I sauteed the onions in the vegetable oil first, not until completely transparent and soft, but so that they developed some flavor and caramelization on their own first. Then I added in the garlic briefly, so as not to burn (done that a few times), and then poured in the water and bouillon cube to get it to dissolve first. Then I added the drained beans and tomatoes with their sauce, and jabbed the tomatoes a bit to break them up. Our bean selection here is limited, so I only had kidney and white beans, in her recipe she calls for black, pinto, and kidney, which I would have used given availability. My chili turned out well, though, and didn't feel lacking with just the two varieties. I measured out the cocoa and then just added chili powder, cumin, and coriander as I felt appropriate (mostly just continued shaking them in intermittently throughout cooking because I wanted to make sure it wasn't boring and had a kick because my roommate likes spicy food). I also added some of the corn left over from my cornbread muffins as well as some salt and ground pepper. I let it cook for about 30-45 minutes on medium heat, stirring occasionally. I thought it turned out really well and the great thing about chili is that it just gets better with time, so it is one of the few foods I enjoy having leftovers with because the flavors just continue to develop and intensify in the fridge or freezer.

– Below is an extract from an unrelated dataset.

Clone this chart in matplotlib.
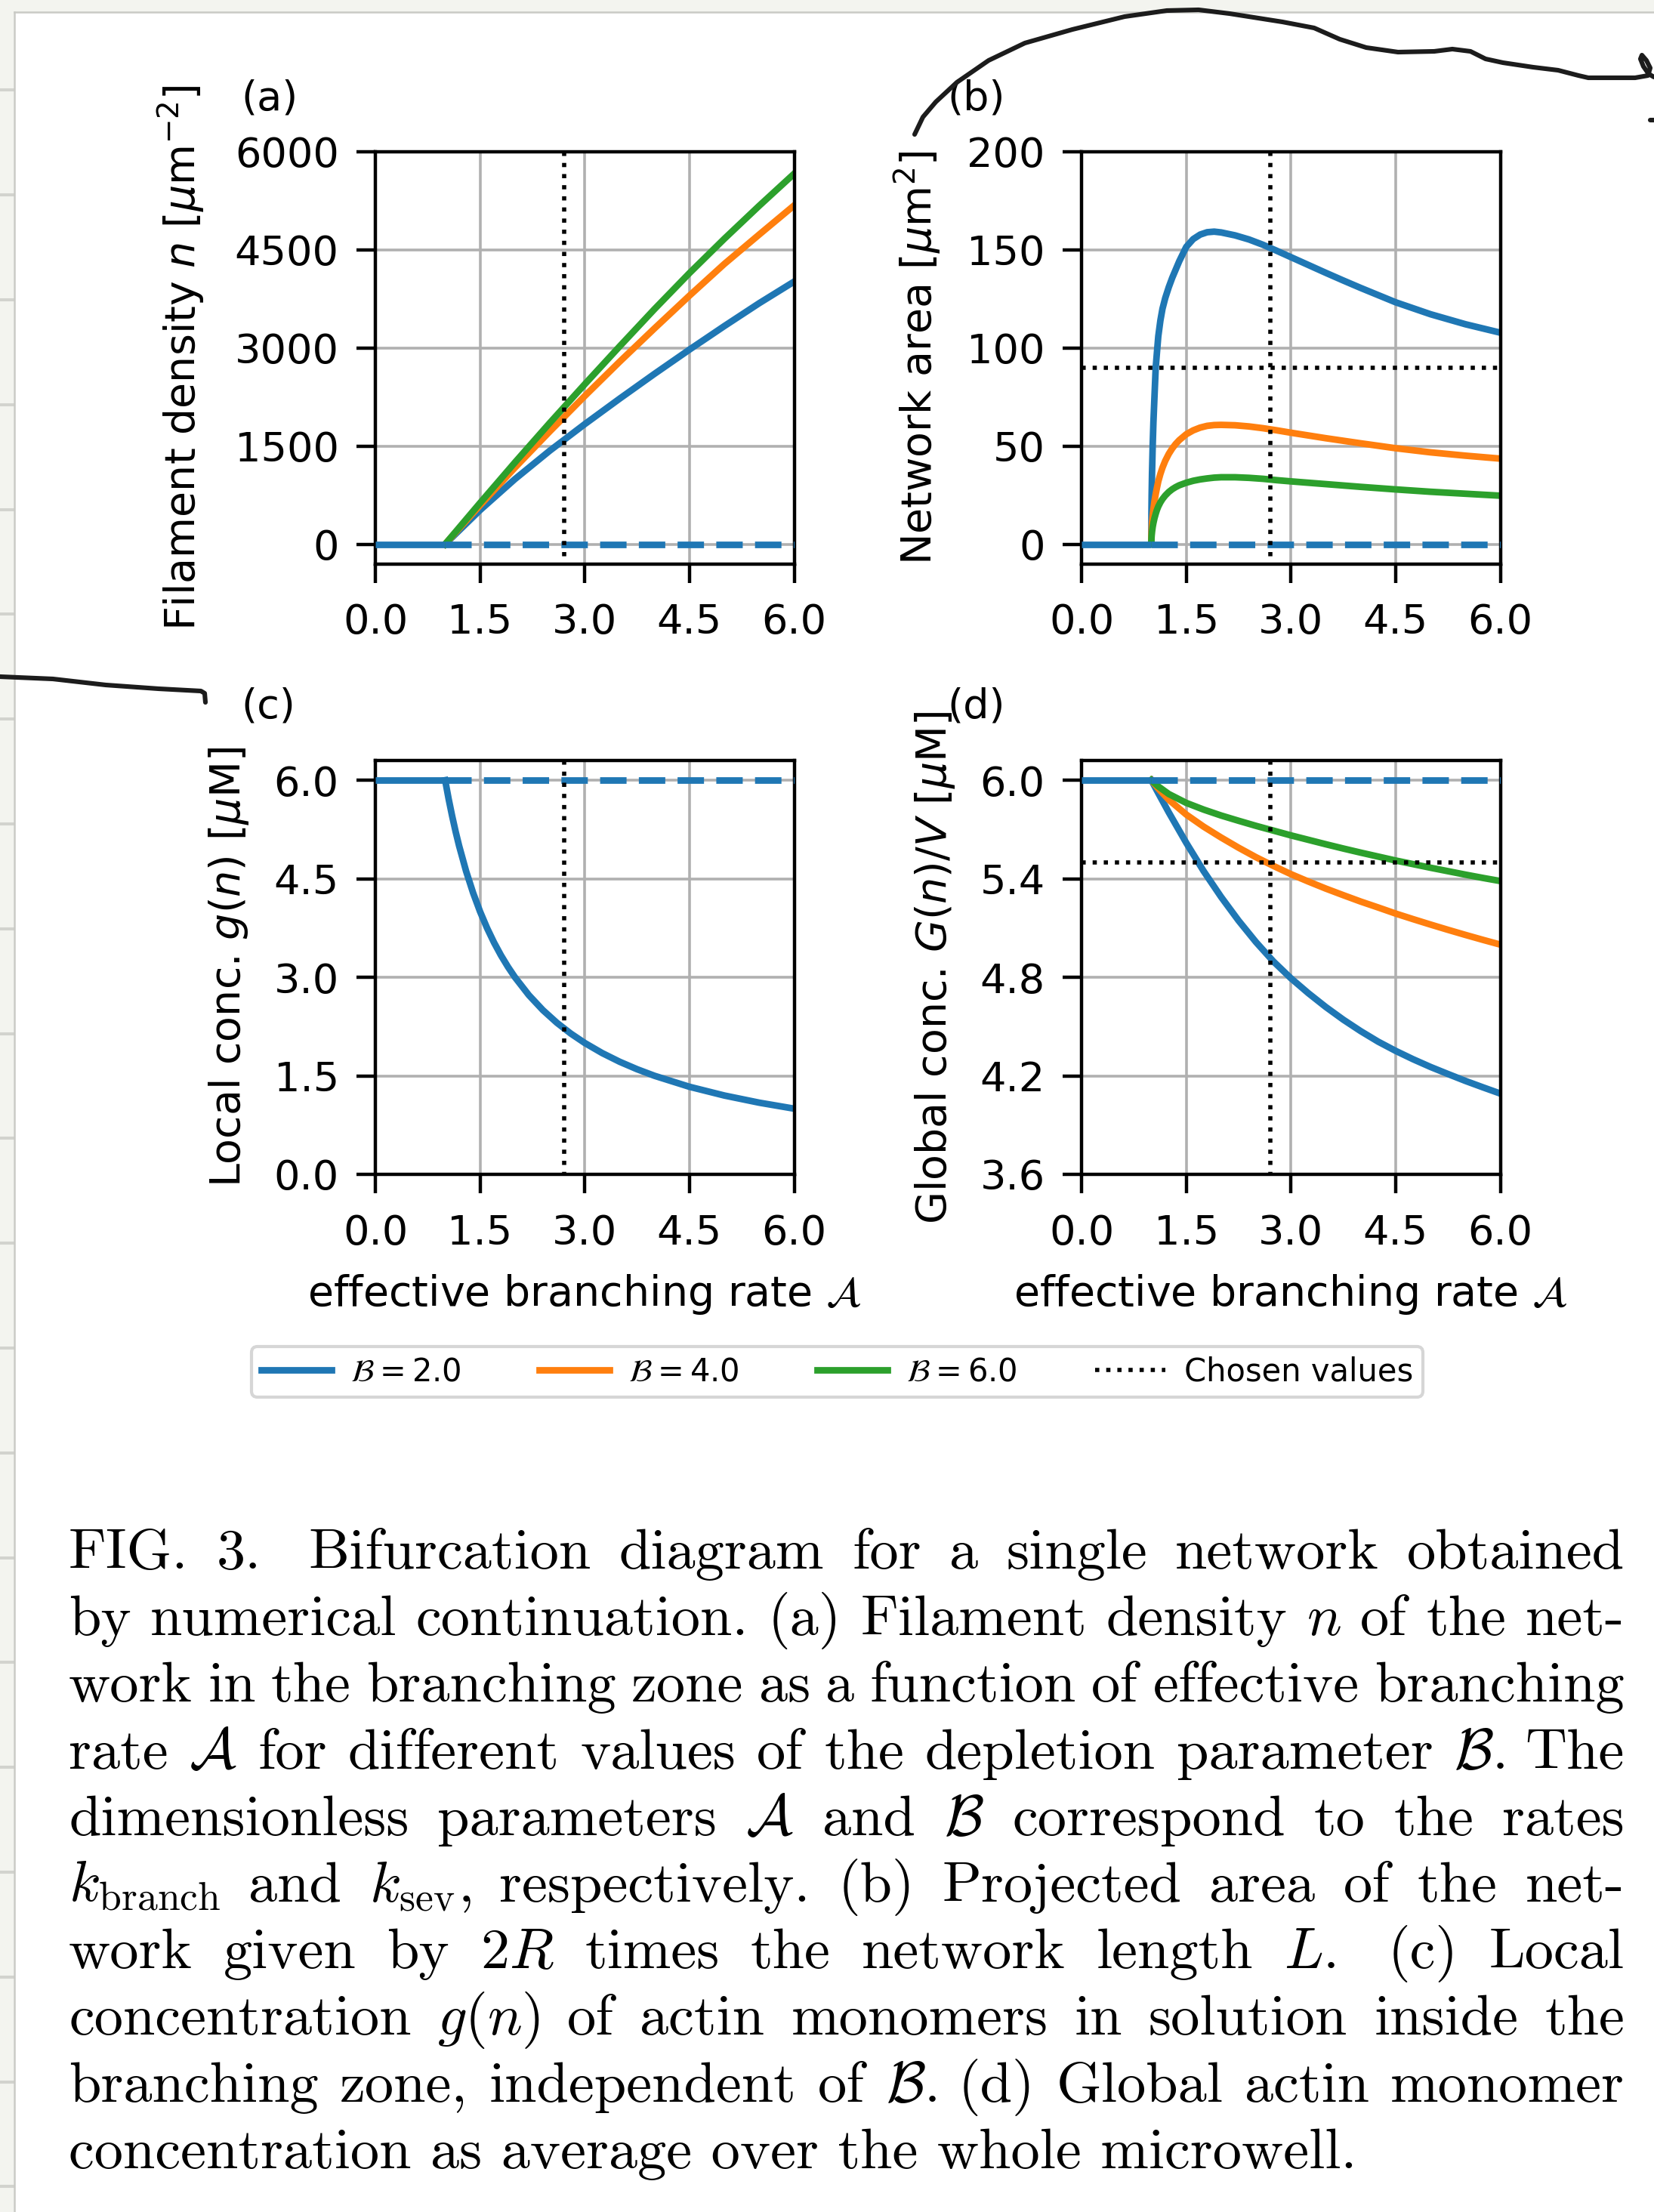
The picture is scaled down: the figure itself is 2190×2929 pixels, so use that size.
import numpy as np
import matplotlib
matplotlib.use("Agg")
import matplotlib.pyplot as plt
from matplotlib.lines import Line2D
from matplotlib.patches import Rectangle

# ------------------------------------------------------------------ data
A_CHOSEN = 2.7          # chosen effective branching rate (dotted vertical)
AREA_CHOSEN = 90.0      # chosen network area (dotted horizontal, panel b)
GLOBAL_CHOSEN = 5.5     # chosen global concentration (dotted horizontal, panel d)
G0 = 6.0                # monomer concentration on the trivial branch

SERIES_LABELS = [r"$\mathcal{B} = 2.0$", r"$\mathcal{B} = 4.0$", r"$\mathcal{B} = 6.0$"]
CHOSEN_LABEL = "Chosen values"

# trivial (n = 0) branch: stable for A < 1, unstable for A > 1
A_trivial_stable = [0.0, 1.0]
A_trivial_unstable = [1.0, 6.0]

# (a) filament density n
A_n = [1.0, 1.5, 2.0, 2.5, 3.0, 3.5, 4.0, 4.5, 5.0, 5.5, 6.0]
n_B2 = [0, 520, 995, 1430, 1835, 2225, 2605, 2975, 3335, 3685, 4015]
n_B4 = [0, 595, 1170, 1725, 2265, 2790, 3300, 3800, 4285, 4735, 5180]
n_B6 = [0, 630, 1250, 1855, 2445, 3025, 3595, 4145, 4670, 5175, 5665]

# (b) network area
A_area = [1.0, 1.002, 1.005, 1.01, 1.02, 1.03, 1.045, 1.063, 1.08, 1.1, 1.13, 1.16, 1.2,
          1.25, 1.3, 1.35, 1.4, 1.5, 1.6, 1.7, 1.8, 1.9, 2.0, 2.2, 2.4, 2.6, 2.8, 3.0,
          3.25, 3.5, 3.75, 4.0, 4.5, 5.0, 5.5, 6.0]
area_B2 = [0, 16, 25.3, 35.8, 50.6, 62, 75, 90, 97.5, 106, 114, 120, 125.5,
           131, 135.8, 140, 144.2, 151.5, 155.5, 157.8, 159.0, 159.3, 158.9, 157.4, 155.3,
           152.6, 149.5, 146.3, 142.3, 138.3, 134.4, 130.6, 123.3, 117.2, 112.1, 107.8]
area_B4 = [0, 4.6, 7.3, 10.3, 14.6, 17.8, 21.8, 25.5, 28.6, 32.0, 35.8, 39.0, 42.5,
           46.0, 48.8, 51.1, 53.0, 56.0, 58.0, 59.4, 60.3, 60.7, 60.8, 60.6, 60.0,
           59.1, 58.0, 56.8, 55.4, 54.0, 52.7, 51.4, 48.9, 46.8, 45.1, 43.6]
area_B6 = [0, 2.8, 4.4, 6.3, 8.9, 10.8, 13.2, 15.5, 17.4, 19.2, 21.3, 23.0, 24.8,
           26.6, 28.0, 29.1, 30.0, 31.3, 32.3, 33.0, 33.5, 33.9, 34.1, 34.1, 33.8,
           33.3, 32.6, 32.0, 31.3, 30.6, 29.9, 29.2, 27.9, 26.7, 25.7, 24.7]

# (c) local concentration g(n)
A_g = [1.0, 1.05, 1.1, 1.15, 1.2, 1.3, 1.4, 1.5, 1.6, 1.7, 1.8, 1.9, 2.0, 2.2, 2.4,
       2.6, 2.8, 3.0, 3.25, 3.5, 3.75, 4.0, 4.5, 5.0, 5.5, 6.0]
g_local = [6.0, 5.714, 5.455, 5.217, 5.0, 4.615, 4.286, 4.0, 3.75, 3.529, 3.333, 3.158,
           3.0, 2.727, 2.5, 2.308, 2.143, 2.0, 1.846, 1.714, 1.6, 1.5, 1.333, 1.2,
           1.091, 1.0]

# (d) global concentration G(n)/V
A_G = [1.0, 1.1, 1.25, 1.5, 1.75, 2.0, 2.25, 2.5, 2.75, 3.0, 3.25, 3.5, 3.75, 4.0,
       4.25, 4.5, 4.75, 5.0, 5.25, 5.5, 5.75, 6.0]
G_B2 = [6.000, 5.921, 5.804, 5.619, 5.446, 5.289, 5.145, 5.014, 4.896, 4.794, 4.703,
        4.619, 4.542, 4.472, 4.408, 4.352, 4.301, 4.254, 4.211, 4.169, 4.130, 4.092]
G_B4 = [6.000, 5.949, 5.881, 5.791, 5.717, 5.651, 5.589, 5.531, 5.478, 5.428, 5.383,
        5.340, 5.300, 5.261, 5.225, 5.188, 5.154, 5.121, 5.089, 5.058, 5.028, 4.999]
G_B6 = [6.000, 5.962, 5.916, 5.862, 5.821, 5.785, 5.753, 5.722, 5.693, 5.664, 5.637,
        5.610, 5.584, 5.559, 5.535, 5.511, 5.489, 5.467, 5.446, 5.425, 5.405, 5.386]

X_TICKS = [0.0, 1.5, 3.0, 4.5, 6.0]
YTICKS_A = [0, 1500, 3000, 4500, 6000]
YTICKS_B = [0, 50, 100, 150, 200]
YTICKS_C = [0.0, 1.5, 3.0, 4.5, 6.0]
YTICKS_D = [3.6, 4.2, 4.8, 5.4, 6.0]

YLABELS = [r"Filament density $n$ [$\mu$m$^{-2}$]",
           r"Network area [$\mu$m$^2$]",
           r"Local conc. $g(n)$ [$\mu$M]",
           r"Global conc. $G(n)/V$ [$\mu$M]"]
XLABEL = r"effective branching rate $\mathcal{A}$"
PANEL_TAGS = ["(a)", "(b)", "(c)", "(d)"]

CAPTION_LINES = [
    r"FIG. 3.  Bifurcation diagram for a single network obtained",
    r"by numerical continuation. (a) Filament density $n$ of the net-",
    r"work in the branching zone as a function of effective branching",
    r"rate $\mathcal{A}$ for different values of the depletion parameter $\mathcal{B}$. The",
    r"dimensionless parameters $\mathcal{A}$ and $\mathcal{B}$ correspond to the rates",
    r"$k_\mathrm{branch}$ and $k_\mathrm{sev}$, respectively. (b) Projected area of the net-",
    r"work given by $2R$ times the network length $L$.  (c) Local",
    r"concentration $g(n)$ of actin monomers in solution inside the",
    r"branching zone, independent of $\mathcal{B}$. (d) Global actin monomer",
    r"concentration as average over the whole microwell.",
]

# hand-drawn pen strokes on the screenshot (pixel coordinates)
STROKE_TOP = [(1211, 178), (1222, 155), (1239, 135), (1267, 109), (1309, 80), (1357, 57),
              (1420, 39), (1489, 22), (1545, 14), (1587, 13), (1628, 18), (1698, 29),
              (1740, 37), (1774, 52), (1809, 63), (1851, 69), (1899, 68), (1923, 65),
              (1947, 68), (1967, 78), (1990, 83), (2030, 89), (2063, 93), (2090, 100),
              (2103, 103), (2130, 103), (2165, 103), (2182, 100), (2185, 90), (2180, 80),
              (2174, 73), (2172, 78), (2176, 88), (2183, 98), (2190, 102)]
STROKE_LEFT = [(0, 896), (70, 899), (140, 907), (210, 912), (266, 915), (271, 918), (272, 930)]
STROKE_DOT = [(2185, 159), (2190, 159)]

# ------------------------------------------------------------------ style
W, H, DPI = 2190, 2929, 100
COLORS = ["#1f77b4", "#ff7f0e", "#2ca02c"]
LW = 6.3
DASH = (0, (4.0, 1.86))
FS = 39
FS_LABEL = 40

plt.rcParams.update({
    "font.family": ["DejaVu Sans"],
    "font.size": FS,
    "axes.linewidth": 3.2,
    "xtick.major.size": 17.7, "ytick.major.size": 17.7,
    "xtick.major.width": 3.2, "ytick.major.width": 3.2,
    "xtick.major.pad": 19.5, "ytick.major.pad": 17,
    "xtick.labelsize": FS, "ytick.labelsize": FS,
    "axes.labelsize": FS_LABEL,
})

fig = plt.figure(figsize=(W / DPI, H / DPI), dpi=DPI, facecolor="white")


def fx(px):
    return px / W


def fy(py):
    return 1 - py / H


# ---- screenshot background (grey margin, notebook lines, page border)
bg = "#f3f4ef"
fig.add_artist(Rectangle((0, fy(16)), 1, 16 / H, transform=fig.transFigure,
                         facecolor=bg, edgecolor="none", zorder=0))
fig.add_artist(Rectangle((0, 0), 18 / W, 1, transform=fig.transFigure,
                         facecolor=bg, edgecolor="none", zorder=0))
for k in range(21):
    yy = 119.4 + k * 138.8
    fig.add_artist(Line2D([0, fx(18)], [fy(yy), fy(yy)], transform=fig.transFigure,
                          color="#d2d3ce", lw=2.9, zorder=1))
fig.add_artist(Line2D([fx(19), fx(19)], [0, fy(16)], transform=fig.transFigure,
                      color="#c9cac5", lw=1.8, zorder=1))
fig.add_artist(Line2D([fx(19), 1], [fy(16), fy(16)], transform=fig.transFigure,
                      color="#c9cac5", lw=1.8, zorder=1))

# ---- axes
boxes = {
    "a": (497, 201, 1051.5, 746.5),
    "b": (1432, 201, 1986.5, 746.5),
    "c": (497, 1007, 1051.5, 1555),
    "d": (1432, 1007, 1986.5, 1555),
}
axes = {}
for key, (l, t, r, b) in boxes.items():
    axes[key] = fig.add_axes([fx(l), fy(b), (r - l) / W, (b - t) / H])


def style(ax, yticks, ylabels, ylim, ylabel, label_x, tag, xlabel=False):
    ax.set_xlim(0, 6)
    ax.set_ylim(*ylim)
    ax.set_xticks(X_TICKS)
    ax.set_xticklabels([f"{v:.1f}" for v in X_TICKS])
    ax.set_yticks(yticks)
    ax.set_yticklabels(ylabels)
    ax.grid(True, color="#b0b0b0", lw=2.6)
    ax.set_axisbelow(True)
    ax.set_ylabel(ylabel)
    ax.yaxis.set_label_coords(label_x, 0.5)
    if xlabel:
        ax.set_xlabel(XLABEL)
        ax.xaxis.set_label_coords(0.5, -0.237)
    ax.text(-0.32, 1.13, tag, transform=ax.transAxes, ha="left", va="center", fontsize=FS)


def chosen_vertical(ax):
    ax.plot([A_CHOSEN, A_CHOSEN], [1, 0], transform=ax.get_xaxis_transform(),
            color="black", ls=":", lw=4, zorder=4)


def trivial(ax, level):
    ax.plot(A_trivial_stable, [level, level], color=COLORS[0], lw=LW, zorder=3,
            solid_capstyle="butt")
    ax.plot(A_trivial_unstable, [level, level], color=COLORS[0], lw=LW, ls=DASH, zorder=3)


# (a)
ax = axes["a"]
for y, c in zip([n_B2, n_B4, n_B6], COLORS):
    ax.plot(A_n, y, color=c, lw=LW, zorder=2)
trivial(ax, 0.0)
chosen_vertical(ax)
style(ax, YTICKS_A, [str(v) for v in YTICKS_A], (-300, 6000), YLABELS[0], -0.402, PANEL_TAGS[0])

# (b)
ax = axes["b"]
for y, c in zip([area_B2, area_B4, area_B6], COLORS):
    ax.plot(A_area, y, color=c, lw=LW, zorder=2)
trivial(ax, 0.0)
chosen_vertical(ax)
ax.axhline(AREA_CHOSEN, color="black", ls=":", lw=4, zorder=4)
style(ax, YTICKS_B, [str(v) for v in YTICKS_B], (-10, 200), YLABELS[1], -0.330, PANEL_TAGS[1])

# (c)
ax = axes["c"]
ax.plot(A_g, g_local, color=COLORS[0], lw=LW, zorder=2)
trivial(ax, G0)
chosen_vertical(ax)
style(ax, YTICKS_C, [f"{v:.1f}" for v in YTICKS_C], (0, 6.3), YLABELS[2], -0.2976,
      PANEL_TAGS[2], xlabel=True)

# (d)
ax = axes["d"]
for y, c in zip([G_B2, G_B4, G_B6], COLORS):
    ax.plot(A_G, y, color=c, lw=LW, zorder=2)
trivial(ax, G0)
chosen_vertical(ax)
ax.axhline(GLOBAL_CHOSEN, color="black", ls=":", lw=4, zorder=4)
style(ax, YTICKS_D, [f"{v:.1f}" for v in YTICKS_D], (3.6, 6.12), YLABELS[3], -0.2976,
      PANEL_TAGS[3], xlabel=True)

# ---- legend
handles = [Line2D([], [], color=c, lw=LW) for c in COLORS]
handles.append(Line2D([], [], color="black", ls=":", lw=4))
leg = fig.legend(handles, SERIES_LABELS + [CHOSEN_LABEL], loc="center",
                 bbox_to_anchor=(fx(333), fy(1854), 1551 / W, 75 / H), mode="expand",
                 ncol=4, fontsize=30, handlelength=2.24, handletextpad=0.6,
                 borderpad=0.3, borderaxespad=0, fancybox=True, framealpha=0.8,
                 edgecolor="0.8")
leg.get_frame().set_linewidth(3.0)

# ---- hand-drawn strokes
for stroke, lw in [(STROKE_TOP, 4.4), (STROKE_LEFT, 4.4), (STROKE_DOT, 4.4)]:
    xs = [fx(p[0]) for p in stroke]
    ys = [fy(p[1]) for p in stroke]
    fig.add_artist(Line2D(xs, ys, transform=fig.transFigure, color="#1c1c1c", lw=lw,
                          solid_capstyle="round", solid_joinstyle="round", zorder=10))

# ---- caption (justified, Computer Modern)
CAP_X0, CAP_X1 = 91, 2151
CAP_Y0, CAP_DY = 2077, 88.2
CAP_FS = 55
renderer = fig.canvas.get_renderer()
cap_kw = dict(fontsize=CAP_FS, family="cmr10", math_fontfamily="cm", va="baseline", ha="left")
for i, line in enumerate(CAPTION_LINES):
    ypix = CAP_Y0 + i * CAP_DY
    if i == len(CAPTION_LINES) - 1:
        fig.text(fx(CAP_X0), fy(ypix), line, **cap_kw)
        continue
    words, weights = [], []
    for tok in line.split(" "):
        if tok == "":
            weights[-1] += 0.7
        else:
            words.append(tok)
            weights.append(1)
    weights = weights[:-1]
    arts, widths = [], []
    for wd in words:
        t = fig.text(0, fy(ypix), wd, **cap_kw)
        bb = t.get_window_extent(renderer)
        arts.append(t)
        widths.append(bb.width)
    gap = (CAP_X1 - CAP_X0 - sum(widths)) / sum(weights)
    xpos = CAP_X0
    for j, t in enumerate(arts):
        t.set_x(fx(xpos))
        if j < len(weights):
            xpos += widths[j] + gap * weights[j]

fig.savefig("out.png", dpi=DPI, facecolor="white")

I generally make my dad's non-vegetarian chili and I will have to cook that sometime and post it. He usually serves his chili with rice and I like that, but I sort of ditzed out and forgot to make it with this recipe, so we just had it topped with cheese (necessary) and served with cornbread muffins. I think everyone felt pretty satisfied with that.

I didn't take too many pictures of the chili (read: one) because it just doesn't photograph that well. Much more delicious than visually appearing, and one of my favorite fall/winter comfort foods.